The Renaissance Man loves green beans. Mostly he loves canned green beans. Most of all he loves the green beans his granny cans in the summer.
Well, I am not granny (who is an absolute treasure of a woman. She is fiesty and sweet, and definitely a woman to learn from), but I sure can put some green beans in a jar and pressure can them for my man.
I did several things different from granny’s time-tested recipe: I canned the beans whole, I raw-packed them, and I pressure canned them. Just because they used the boiling water method years ago doesn’t mean I’m going to risk giving my beloved husband botulism. And low-acid foods like green beans must be pressure canned. No exceptions.
I bought some green beans (about 3 Lb.s I estimate) from the farmer’s market (these beans came from Waller, TX), washed, and trimmed them.
I prepped my jars, lids, and screw bands, as well as got the pressure canner ready. I used pint jars (because TRM is the only one who eats them) but quart jars can be used as well.
I packed the raw beans into the jars, leaving 1″ headspace. I sprinkled about 1/2 tsp. of salt into each jar.
I poured boiling water over the beans up to the 1″ headspace. I placed my lids, tightened my screw bands to fingertip tight, and placed the jars into the pressure canner.
After venting the canner for 10 minutes, I processed the beans for 20 minutes (25 for quart jars).

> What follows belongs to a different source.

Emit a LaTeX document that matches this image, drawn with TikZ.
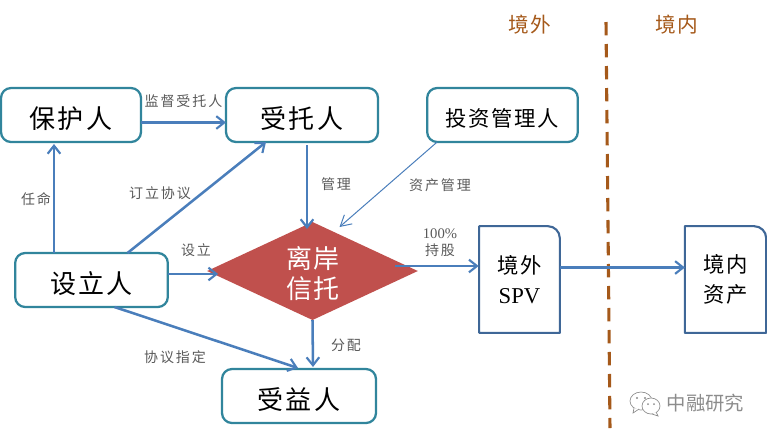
\documentclass[tikz,border=0pt]{standalone}
\usepackage{fontspec}
\setmainfont{Noto Sans CJK SC}
\newfontfamily\latinserif{Liberation Serif}
\usetikzlibrary{shapes.geometric,arrows.meta,calc}
\definecolor{teal1}{HTML}{31859C}
\definecolor{blue1}{HTML}{4A7EBB}
\definecolor{blue2}{HTML}{3F6797}
\definecolor{red1}{HTML}{C0504D}
\definecolor{brown1}{HTML}{A5591A}
\definecolor{lab}{HTML}{595959}
\definecolor{wm}{HTML}{8C8C8C}
\newcommand{\fsz}[2]{\fontsize{#1}{#1}\selectfont\addfontfeature{LetterSpace=#2}}
\tikzset{
  x=0.75pt,y=-0.75pt,
  tealbox/.style={draw=teal1,line width=1.7pt,rounded corners=7.5pt,fill=white,rectangle,
    minimum width=#1,minimum height=40.5pt,inner sep=0pt,outer sep=0pt,font=\fsz{19.5}{9},text=black,text height=21.5pt},
  bluebox/.style={rectangle,minimum width=60.5pt,minimum height=80pt,inner sep=0pt,outer sep=0pt,
    align=center,font=\fsz{16}{8},text=black},
  bluepath/.style={draw=blue2,line width=1.6pt,line join=round},
  lbl/.style={text=lab,font=\fsz{10.5}{14},inner sep=0pt,align=center},
  conn/.style={draw=blue1,line width=1.9pt,-{Straight Barb[length=6pt,width=9.5pt,line width=1.6pt]}},
  thinconn/.style={draw=blue1,line width=0.75pt,-{Straight Barb[length=8pt,width=9pt,line width=0.75pt]}},
  divider/.style={draw=brown1,line width=2.3pt,dash pattern=on 10pt off 6.5pt},
  zone/.style={text=brown1,font=\fsz{15.5}{8},inner sep=0pt},
  icon/.style={draw=wm,line width=0.5pt,fill=white},
}
\begin{document}
\begin{tikzpicture}
\useasboundingbox (0,0) rectangle (767,437);
% divider
\coordinate (dtop) at (606,22);
\coordinate (dbot) at (610,428);
\draw[divider] (dtop) -- (dbot);
\node[zone] (zw) at (530,25) {境外};
\node[zone] (zn) at (677,25) {境内};
% boxes
\node[tealbox=105pt] (bh) at (71,115) {保护人};
\node[tealbox=114pt] (st) at (302,115) {受托人};
\node[tealbox=113pt,font=\fsz{16}{8},text height=18.5pt] (tz) at (502.5,115) {投资管理人};
\node[tealbox=114.5pt] (lr) at (91.5,280) {设立人};
\node[tealbox=115.5pt] (sy) at (299,396) {受益人};
\node[diamond,aspect=2.15,fill=red1,inner sep=0pt,outer sep=0pt,minimum width=158pt,minimum height=73.5pt] (dm) at (312.5,271) {};
\node[text=white,align=center,font=\fsz{19.5}{6},inner sep=0pt] (dmt) at (313,274) {离岸\\[3pt]信托};
\node[bluebox] (spv) at (519.5,279.5) {境外\\[6pt]{\latinserif\fontsize{17}{17}\selectfont SPV}};
\node[bluebox,minimum width=61pt] (jn) at (725.5,279.5) {境内\\[6pt]资产};
\draw[bluepath] (spv.south west) [sharp corners] -- (spv.north west) [rounded corners=9pt] -- (spv.north east) [sharp corners] -- (spv.south east) -- cycle;
\draw[bluepath] (jn.south west) [sharp corners] -- (jn.north west) [rounded corners=9pt] -- (jn.north east) [sharp corners] -- (jn.south east) -- cycle;
% connectors
\draw[conn] ($(bh.east)+(0,7.5)$) -- ($(st.west)+(0,7.5)$);
\draw[conn] ($(lr.north)+(-37.5,0)$) -- ($(bh.south)+(-17,2)$);
\draw[conn] ($(lr.north)+(36,0)$) -- ($(st.south)+(-36,0)$);
\draw[conn] ($(lr.east)+(0,-6)$) -- ($(dm.west)+(11,3)$);
\draw[conn] ($(st.south)+(5,3)$) -- ($(dm.north)+(-5.5,7)$);
\draw[thinconn] ($(tz.south west)+(10,0)$) -- ($(dm.north)+(27,5)$);
\draw[conn] ($(dm.east)+(-23,-5)$) -- ($(spv.west)+(-0.5,-13.5)$);
\draw[conn] ($(spv.east)+(0,-12)$) -- ($(jn.west)+(0,-12)$);
\draw[conn] (dm.south) -- ($(sy.north)+(14,-2)$);
\draw[conn] ($(lr.south)+(23,0)$) -- ($(sy.north)+(-1,-1)$);
% labels
\node[lbl] (l1) at (183.5,101) {监督受托人};
\node[lbl] (l2) at (36,199) {任命};
\node[lbl] (l3) at (160,193) {订立协议};
\node[lbl] (l4) at (336,184) {管理};
\node[lbl] (l5) at (440,185) {资产管理};
\node[lbl] (l6) at (196,250) {设立};
\node[lbl] (l7) at (440,243) {{\latinserif\fontsize{11}{11}\selectfont 100\%}\\[2pt]持股};
\node[lbl] (l8) at (346,345) {分配};
\node[lbl] (l9) at (175,357) {协议指定};
% watermark
\draw[icon] (641,401) ellipse [x radius=11,y radius=9];
\draw[icon] (634,408) -- (633,413) -- (639,409);
\fill[wm] (637,398) circle (1.1) (645,398) circle (1.1);
\draw[icon] (651,406) ellipse [x radius=9,y radius=8];
\draw[icon] (656,412) -- (658,416) -- (652,414);
\fill[wm] (648,404) circle (1) (654,404) circle (1);
\node[text=wm,font=\fsz{14.5}{0},inner sep=0pt] (wmk) at (705.5,403) {中融研究};
\end{tikzpicture}
\end{document}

I ended up with seven pints of green beans.
Ball vs. Kerr
I don’t know who out there cans, but I am new to the process. I have used 1/2 pint and pint Kerr jars until I bought some pint Ball jars to compare. I didn’t expect a difference, since they are both made by the same company. Imagine my surprise when I noticed a big difference! Ball jars have measurements marked on the side (Kerr does not) and the Ball lids and screw bands are much sturdier and less prone to denting. Has anyone else noticed this difference? What jars do you prefer to use?